John C Klensin klensin at jck.com
Mon Feb 9 15:37:21 CET 2015

--On Sunday, February 08, 2015 23:46 +0100 JFC Morfin
<jefsey at jefsey.com> wrote:

>>> then even a wider selection of precomposed characters is
>>> insufficient.
>> This is something I do not understand.
> The best is to ask him.
> John, is it because you think this would result in too many
> Unigraph code points, or for another reason we do not
> see/understand?

Jefsey (and others),

The notion of a "no combining marks or other display guidance"
unified character set has been explored several times, most
notably (at least in my opinion) in the initial design for ISO
10646, a design that evolved and was then ultimately replaced by
a specification that is code point-identical with Unicode.  The
explosion in the size of the code space is immense, especially
since trying to do that probably requires avoiding the
"unification" of the CJK and Arabic and Perso-Arabic script

If one also wants to make that hypothetical coding system
glyph-sensitive without invisible or non-spacing characters that
provide formatting clues and to eliminate the rather complex
(and sometimes language-sensitive, rather than script-sensitive)
rendering rules associated with several scripts in Unicode, the
code space gets even larger, almost certainly beyond the 32 bits
originally anticipated for 10646, much less the 16 planned for
Unicode 1.0 and the circa 23 bits of present-day Unicode.  
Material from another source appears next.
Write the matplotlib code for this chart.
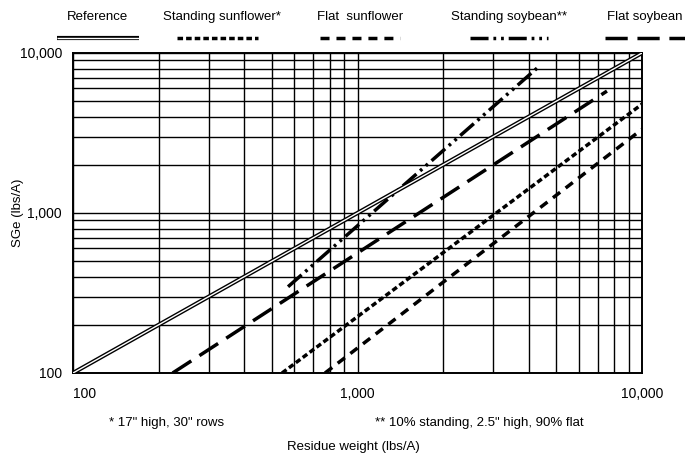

I don't consider a code space that would require 40 or even 48
bits per character (my rough guess) to really be plausible. In
addition to sheer size, the encoding principles that would be
needed to let people find characters and how they are coded
would become quite daunting.   YMMD.

Asmus and I discussed this in our exchange circa two weeks ago;
I would encourage you to go back and review those notes if you
are interested in pursuing this issue.